_Items_:
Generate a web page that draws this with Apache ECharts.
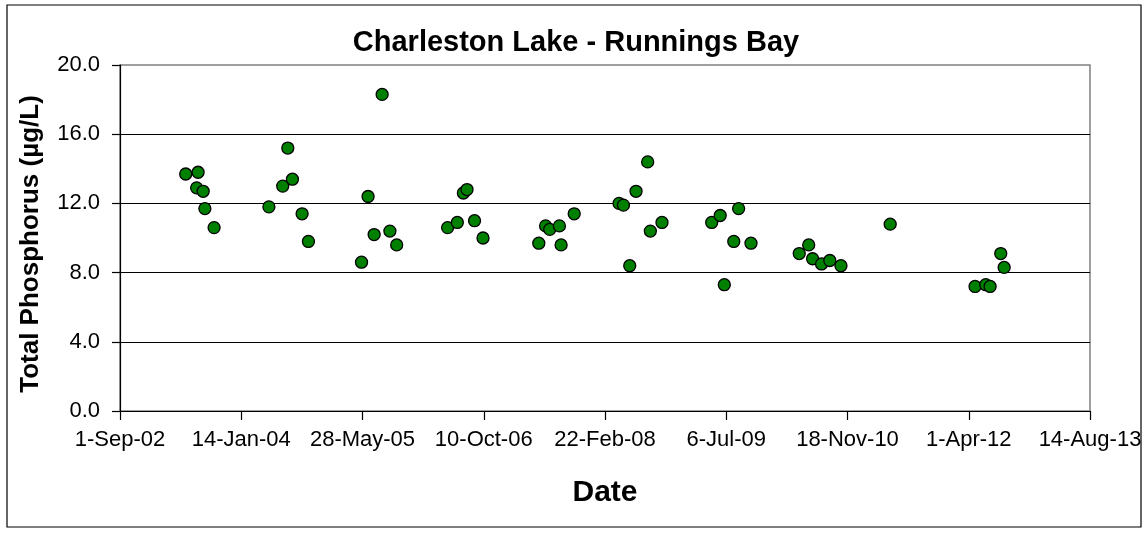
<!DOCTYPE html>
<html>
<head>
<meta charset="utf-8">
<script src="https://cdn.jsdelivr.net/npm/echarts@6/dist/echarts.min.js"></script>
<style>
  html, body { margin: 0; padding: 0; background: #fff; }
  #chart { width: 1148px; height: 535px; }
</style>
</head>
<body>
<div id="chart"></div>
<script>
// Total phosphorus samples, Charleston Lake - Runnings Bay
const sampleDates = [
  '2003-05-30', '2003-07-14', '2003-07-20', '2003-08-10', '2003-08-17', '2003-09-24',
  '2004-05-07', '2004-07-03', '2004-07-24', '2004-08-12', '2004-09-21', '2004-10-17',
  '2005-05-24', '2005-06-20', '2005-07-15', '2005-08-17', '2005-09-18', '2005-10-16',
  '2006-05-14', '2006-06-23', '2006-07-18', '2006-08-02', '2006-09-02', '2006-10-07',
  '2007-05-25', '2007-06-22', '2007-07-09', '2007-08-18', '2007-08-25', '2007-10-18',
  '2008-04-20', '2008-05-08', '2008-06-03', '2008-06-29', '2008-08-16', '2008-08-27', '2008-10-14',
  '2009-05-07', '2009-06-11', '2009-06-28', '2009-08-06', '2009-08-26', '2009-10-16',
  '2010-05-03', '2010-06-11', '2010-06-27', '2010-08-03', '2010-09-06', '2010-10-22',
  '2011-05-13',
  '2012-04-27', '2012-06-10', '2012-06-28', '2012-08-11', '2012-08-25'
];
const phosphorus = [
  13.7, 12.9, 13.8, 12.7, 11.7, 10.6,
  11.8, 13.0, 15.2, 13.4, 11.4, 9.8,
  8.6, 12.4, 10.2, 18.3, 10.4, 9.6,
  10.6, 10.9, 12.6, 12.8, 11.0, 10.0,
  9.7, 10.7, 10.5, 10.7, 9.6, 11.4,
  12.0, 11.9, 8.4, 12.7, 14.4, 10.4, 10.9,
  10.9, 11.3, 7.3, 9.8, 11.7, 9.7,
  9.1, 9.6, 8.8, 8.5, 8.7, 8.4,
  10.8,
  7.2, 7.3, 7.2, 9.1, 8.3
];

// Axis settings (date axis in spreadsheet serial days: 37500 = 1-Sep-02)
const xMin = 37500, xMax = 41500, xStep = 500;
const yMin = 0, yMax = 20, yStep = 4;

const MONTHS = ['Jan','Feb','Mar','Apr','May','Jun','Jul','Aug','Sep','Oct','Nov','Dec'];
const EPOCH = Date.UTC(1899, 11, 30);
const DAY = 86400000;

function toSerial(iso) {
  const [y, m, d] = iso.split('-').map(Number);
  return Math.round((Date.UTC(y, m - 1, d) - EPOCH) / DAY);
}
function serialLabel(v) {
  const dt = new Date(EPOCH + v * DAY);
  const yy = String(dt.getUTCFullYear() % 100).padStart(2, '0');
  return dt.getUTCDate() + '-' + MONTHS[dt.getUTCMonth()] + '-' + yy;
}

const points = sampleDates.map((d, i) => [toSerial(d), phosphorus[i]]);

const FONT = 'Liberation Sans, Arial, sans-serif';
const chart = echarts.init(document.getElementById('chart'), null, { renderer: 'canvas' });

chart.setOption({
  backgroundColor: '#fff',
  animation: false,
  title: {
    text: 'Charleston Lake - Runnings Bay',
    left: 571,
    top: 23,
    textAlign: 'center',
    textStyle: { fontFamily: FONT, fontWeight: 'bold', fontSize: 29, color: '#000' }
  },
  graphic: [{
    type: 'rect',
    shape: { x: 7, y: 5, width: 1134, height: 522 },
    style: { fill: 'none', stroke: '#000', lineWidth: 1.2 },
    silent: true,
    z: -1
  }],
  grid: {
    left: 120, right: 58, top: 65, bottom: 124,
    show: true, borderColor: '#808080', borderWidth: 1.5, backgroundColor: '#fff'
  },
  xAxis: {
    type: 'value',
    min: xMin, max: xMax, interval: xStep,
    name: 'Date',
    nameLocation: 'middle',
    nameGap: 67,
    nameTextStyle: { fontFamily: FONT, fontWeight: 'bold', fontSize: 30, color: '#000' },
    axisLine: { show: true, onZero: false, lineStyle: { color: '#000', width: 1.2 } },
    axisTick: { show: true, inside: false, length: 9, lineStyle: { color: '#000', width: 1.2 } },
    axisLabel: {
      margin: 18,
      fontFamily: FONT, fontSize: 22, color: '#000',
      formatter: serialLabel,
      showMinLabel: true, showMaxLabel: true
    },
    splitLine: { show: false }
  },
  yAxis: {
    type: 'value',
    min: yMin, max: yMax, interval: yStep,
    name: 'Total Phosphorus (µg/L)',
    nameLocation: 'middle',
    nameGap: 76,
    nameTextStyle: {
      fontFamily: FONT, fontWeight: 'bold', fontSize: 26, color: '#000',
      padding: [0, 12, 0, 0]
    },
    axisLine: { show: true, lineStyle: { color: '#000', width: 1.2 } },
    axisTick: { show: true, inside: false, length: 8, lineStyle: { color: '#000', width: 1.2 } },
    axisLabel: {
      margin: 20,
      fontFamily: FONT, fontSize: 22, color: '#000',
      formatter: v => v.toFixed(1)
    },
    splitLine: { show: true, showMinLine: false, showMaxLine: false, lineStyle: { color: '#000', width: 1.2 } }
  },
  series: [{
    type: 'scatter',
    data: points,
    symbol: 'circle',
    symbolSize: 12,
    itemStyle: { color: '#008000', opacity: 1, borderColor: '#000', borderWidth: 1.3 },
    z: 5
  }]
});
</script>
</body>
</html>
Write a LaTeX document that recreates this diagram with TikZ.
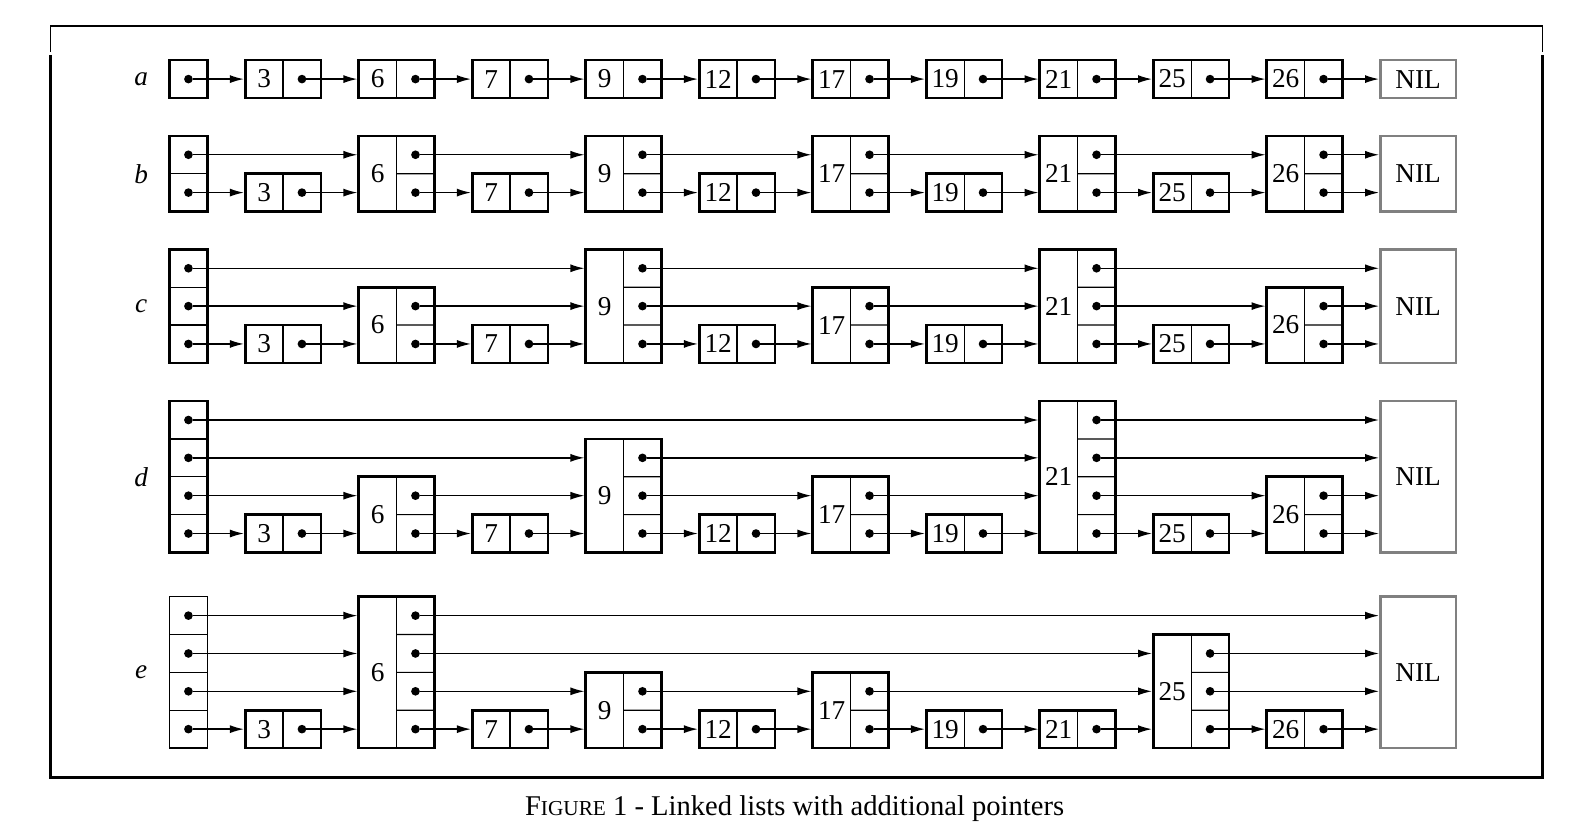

_Exercise details_:
Omit the pictures. Output every record above word for word.

_Solution to this problem_:
Generate a web page that draws this with Apache ECharts.
<!DOCTYPE html>
<html>
<head>
<meta charset="utf-8">
<script src="https://cdn.jsdelivr.net/npm/echarts@6/dist/echarts.min.js"></script>
<style>
  html, body { margin: 0; padding: 0; background: #fff; }
  #chart { width: 1148px; height: 535px; }
</style>
</head>
<body>
<div id="chart"></div>
<script>
// Total phosphorus samples, Charleston Lake - Runnings Bay
const sampleDates = [
  '2003-05-30', '2003-07-14', '2003-07-20', '2003-08-10', '2003-08-17', '2003-09-24',
  '2004-05-07', '2004-07-03', '2004-07-24', '2004-08-12', '2004-09-21', '2004-10-17',
  '2005-05-24', '2005-06-20', '2005-07-15', '2005-08-17', '2005-09-18', '2005-10-16',
  '2006-05-14', '2006-06-23', '2006-07-18', '2006-08-02', '2006-09-02', '2006-10-07',
  '2007-05-25', '2007-06-22', '2007-07-09', '2007-08-18', '2007-08-25', '2007-10-18',
  '2008-04-20', '2008-05-08', '2008-06-03', '2008-06-29', '2008-08-16', '2008-08-27', '2008-10-14',
  '2009-05-07', '2009-06-11', '2009-06-28', '2009-08-06', '2009-08-26', '2009-10-16',
  '2010-05-03', '2010-06-11', '2010-06-27', '2010-08-03', '2010-09-06', '2010-10-22',
  '2011-05-13',
  '2012-04-27', '2012-06-10', '2012-06-28', '2012-08-11', '2012-08-25'
];
const phosphorus = [
  13.7, 12.9, 13.8, 12.7, 11.7, 10.6,
  11.8, 13.0, 15.2, 13.4, 11.4, 9.8,
  8.6, 12.4, 10.2, 18.3, 10.4, 9.6,
  10.6, 10.9, 12.6, 12.8, 11.0, 10.0,
  9.7, 10.7, 10.5, 10.7, 9.6, 11.4,
  12.0, 11.9, 8.4, 12.7, 14.4, 10.4, 10.9,
  10.9, 11.3, 7.3, 9.8, 11.7, 9.7,
  9.1, 9.6, 8.8, 8.5, 8.7, 8.4,
  10.8,
  7.2, 7.3, 7.2, 9.1, 8.3
];

// Axis settings (date axis in spreadsheet serial days: 37500 = 1-Sep-02)
const xMin = 37500, xMax = 41500, xStep = 500;
const yMin = 0, yMax = 20, yStep = 4;

const MONTHS = ['Jan','Feb','Mar','Apr','May','Jun','Jul','Aug','Sep','Oct','Nov','Dec'];
const EPOCH = Date.UTC(1899, 11, 30);
const DAY = 86400000;

function toSerial(iso) {
  const [y, m, d] = iso.split('-').map(Number);
  return Math.round((Date.UTC(y, m - 1, d) - EPOCH) / DAY);
}
function serialLabel(v) {
  const dt = new Date(EPOCH + v * DAY);
  const yy = String(dt.getUTCFullYear() % 100).padStart(2, '0');
  return dt.getUTCDate() + '-' + MONTHS[dt.getUTCMonth()] + '-' + yy;
}

const points = sampleDates.map((d, i) => [toSerial(d), phosphorus[i]]);

const FONT = 'Liberation Sans, Arial, sans-serif';
const chart = echarts.init(document.getElementById('chart'), null, { renderer: 'canvas' });

chart.setOption({
  backgroundColor: '#fff',
  animation: false,
  title: {
    text: 'Charleston Lake - Runnings Bay',
    left: 571,
    top: 23,
    textAlign: 'center',
    textStyle: { fontFamily: FONT, fontWeight: 'bold', fontSize: 29, color: '#000' }
  },
  graphic: [{
    type: 'rect',
    shape: { x: 7, y: 5, width: 1134, height: 522 },
    style: { fill: 'none', stroke: '#000', lineWidth: 1.2 },
    silent: true,
    z: -1
  }],
  grid: {
    left: 120, right: 58, top: 65, bottom: 124,
    show: true, borderColor: '#808080', borderWidth: 1.5, backgroundColor: '#fff'
  },
  xAxis: {
    type: 'value',
    min: xMin, max: xMax, interval: xStep,
    name: 'Date',
    nameLocation: 'middle',
    nameGap: 67,
    nameTextStyle: { fontFamily: FONT, fontWeight: 'bold', fontSize: 30, color: '#000' },
    axisLine: { show: true, onZero: false, lineStyle: { color: '#000', width: 1.2 } },
    axisTick: { show: true, inside: false, length: 9, lineStyle: { color: '#000', width: 1.2 } },
    axisLabel: {
      margin: 18,
      fontFamily: FONT, fontSize: 22, color: '#000',
      formatter: serialLabel,
      showMinLabel: true, showMaxLabel: true
    },
    splitLine: { show: false }
  },
  yAxis: {
    type: 'value',
    min: yMin, max: yMax, interval: yStep,
    name: 'Total Phosphorus (µg/L)',
    nameLocation: 'middle',
    nameGap: 76,
    nameTextStyle: {
      fontFamily: FONT, fontWeight: 'bold', fontSize: 26, color: '#000',
      padding: [0, 12, 0, 0]
    },
    axisLine: { show: true, lineStyle: { color: '#000', width: 1.2 } },
    axisTick: { show: true, inside: false, length: 8, lineStyle: { color: '#000', width: 1.2 } },
    axisLabel: {
      margin: 20,
      fontFamily: FONT, fontSize: 22, color: '#000',
      formatter: v => v.toFixed(1)
    },
    splitLine: { show: true, showMinLine: false, showMaxLine: false, lineStyle: { color: '#000', width: 1.2 } }
  },
  series: [{
    type: 'scatter',
    data: points,
    symbol: 'circle',
    symbolSize: 12,
    itemStyle: { color: '#008000', opacity: 1, borderColor: '#000', borderWidth: 1.3 },
    z: 5
  }]
});
</script>
</body>
</html>
Write a LaTeX document that recreates this diagram with TikZ.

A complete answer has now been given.